Le chef de l’Etat sénégalais a demandé au ministre de la justice de voir les voies et moyens pour permettre aux hommes politiques, qui ont été privés de leur droits de vote de le recouvrer.
« Abordant la consolidation du dialogue national et l’ouverture politique, le président de la République demande au Garde des Sceaux ministre de la Justice, d’examiner, dans les meilleurs délais, les possibilités et le schéma adéquat d’amnistie pour des personnes ayant perdu leurs droits de vote », a annoncé la présidence sénégalaise.
Une des lectures qu’on peut en faire, est que le président qui est appelé à quitter le pouvoir en 2024 au terme de son deuxième et dernier mandat, ne voudrait pas laisser une situation politique où ses principaux adversaires seraient privés de vote. Il entend leur restituer leurs droits civiques et politiques avant de quitter la présidence de la République pour qu’on ne le lui reproche pas après. Cette façon de lire cette décision présidentielle ne contente pas tout le monde. Ancienne première ministre qui a conduit la liste de la majorité présidentielle aux dernières législatives et qui a espéré accéder à la présidence de l’Assemblée nationale sans succès, Mimi Touré est, catégoriquement, contre l’idée d’élargir Karim Wade qui aurait été condamné pour avoir détourné les fonds publics. Cette position d’une partisane de premier plan de Macky Sall montre qu’il existe de sérieuses divergences dans le camp présidentiel et qu’à mesure où le président s’approchera de la fin de son deuxième mandat, il y aura de moins en moins de cohésion dans les cercles de la majorité. Une équation future assez difficile à résoudre pour le président.

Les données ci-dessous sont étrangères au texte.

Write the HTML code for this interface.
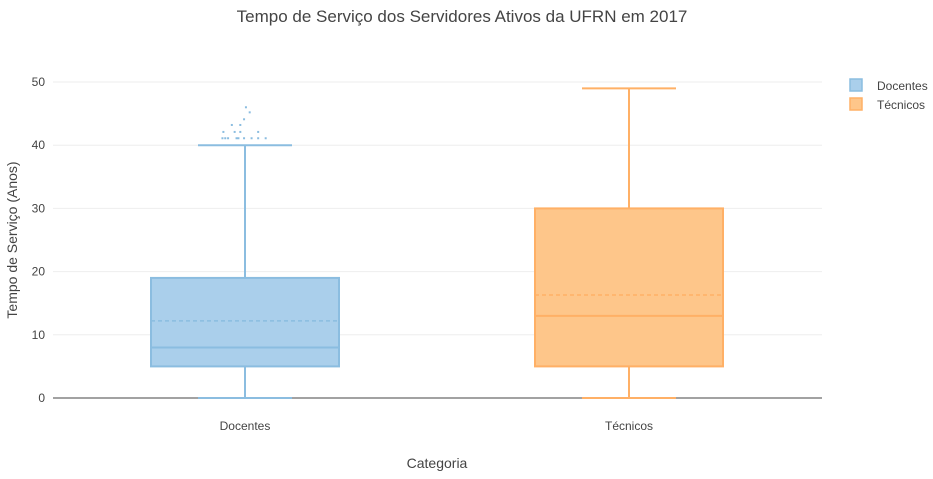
<!DOCTYPE html>
<html><head><meta charset="utf-8"><style>
body{margin:0;background:#fff;font-family:"Liberation Sans",sans-serif}
</style></head><body>
<svg id="c" width="933" height="474" xmlns="http://www.w3.org/2000/svg">
<text x="462" y="22" text-anchor="middle" font-size="17" fill="#444">Tempo de Serviço dos Servidores Ativos da UFRN em 2017</text>
<g id="grid"></g><g id="marks"></g>
<text x="437" y="468" text-anchor="middle" font-size="14" fill="#444">Categoria</text>
<text transform="translate(17,240) rotate(-90)" text-anchor="middle" font-size="14" fill="#444">Tempo de Serviço (Anos)</text>
<g>
<g><rect x="850" y="79" width="12" height="12" fill="#aacfeb" stroke="#8bbde0" stroke-width="1.5"/><text x="877" y="90" font-size="12" fill="#444">Docentes</text></g>
<g><rect x="850" y="98" width="12" height="12" fill="#fec68a" stroke="#ffb066" stroke-width="1.5"/><text x="877" y="109" font-size="12" fill="#444">Técnicos</text></g>
</g>
</svg>
<script>
const categories=["Docentes","Técnicos"];
const mins=[0,0];
const q1s=[5,5];
const medians=[8,13];
const means=[12.2,16.3];
const q3s=[19,30];
const maxs=[40,49];
const outlierVals=[46,45.2,44.1,43.2,43.2,42.1,42.1,42.1,42.1,41.1,41.1,41.1,41.1,41.1,41.1,41.1,41.1,41.1];
const outlierJitter=[0.01,0.05,-0.01,-0.14,-0.05,-0.23,-0.11,-0.05,0.14,-0.24,-0.21,-0.18,-0.09,-0.07,-0.01,0.07,0.14,0.22];
const yTicks=[0,10,20,30,40,50];
const fills=["#aacfeb","#fec68a"],strokes=["#8bbde0","#ffb066"];
const y=v=>398-v*6.32, x=i=>245+i*384, bw=94;
const NS="http://www.w3.org/2000/svg";
function mk(p,t,a){const e=document.createElementNS(NS,t);for(const k in a)e.setAttribute(k,a[k]);p.appendChild(e);return e;}
const g=document.getElementById('grid'),m=document.getElementById('marks');
yTicks.forEach(t=>{
 const l=mk(g,'line',{x1:53,x2:822,y1:y(t),y2:y(t),stroke:t===0?'#444':'#eee','stroke-width':1});
 
 
 const tx=mk(g,'text',{x:45,y:y(t)+4,'text-anchor':'end','font-size':12,fill:'#444'});tx.textContent=t;
 
 
});
categories.forEach((c,i)=>{
 const cx=x(i),s=strokes[i];
 const tx=mk(g,'text',{x:cx,y:430,'text-anchor':'middle','font-size':12,fill:'#444'});tx.textContent=c;
 
 
 const gr=mk(m,'g',{});
 
 
 mk(gr,'line',{x1:cx,x2:cx,y1:y(q3s[i]),y2:y(maxs[i]),stroke:s,'stroke-width':2});
 mk(gr,'line',{x1:cx,x2:cx,y1:y(q1s[i]),y2:y(mins[i]),stroke:s,'stroke-width':2});
 mk(gr,'line',{x1:cx-47,x2:cx+47,y1:y(maxs[i]),y2:y(maxs[i]),stroke:s,'stroke-width':2});
 mk(gr,'line',{x1:cx-47,x2:cx+47,y1:y(mins[i]),y2:y(mins[i]),stroke:s,'stroke-width':2});
 mk(gr,'rect',{x:cx-bw,y:y(q3s[i]),width:2*bw,height:y(q1s[i])-y(q3s[i]),fill:fills[i],stroke:s,'stroke-width':2});
 mk(gr,'line',{x1:cx-bw,x2:cx+bw,y1:y(medians[i]),y2:y(medians[i]),stroke:s,'stroke-width':2});
 mk(gr,'line',{x1:cx-bw,x2:cx+bw,y1:y(means[i]),y2:y(means[i]),stroke:s,'stroke-width':1.5,'stroke-dasharray':'4,3'});
});
outlierVals.forEach((v,j)=>{
 const p=mk(m,'rect',{x:x(0)+outlierJitter[j]*bw-1,y:y(v)-1,width:2,height:2,fill:strokes[0]});
 
 
});
</script>
</body></html>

Il faut rappeler que Karim Wade, fils de l’ancien président, Abdoulaye Wade, et Khalifa Sall, ancien maire de Dakar, ont été privés de leurs droits civiques et politiques après avoir été condamnés, pour le premier, dans le cadre de l’enrichissement illicite, et pour le deuxième, dans le cadre de détournement de deniers publics dans la Caisse d’avance de la Ville de Dakar.
Si Khalifa Sall vit à Dakar depuis qu’il a été gracié par Macky Sall en 2019, il en est autrement pour Karim Wade en exil au Qatar depuis sa libération en 2016.
L’amnistie, qui concerne des faits visés, devrait, ainsi, permettre à ces deux hommes politiques, de revenir dans le jeu politique à 16 mois de la présidentielle de 2024. Et pour Macky Sall qui n’est pas en très bons termes avec son ancien mentor, Me Abdoulaye Wade, ce serait un excellent moyen de se réconcilier avec lui, en donnant la possibilité à son fils, Karim Wade, de devenir candidat à la future élection présidentielle de 2024 à laquelle Ousmane Sonko est d’ores et déjà candidat.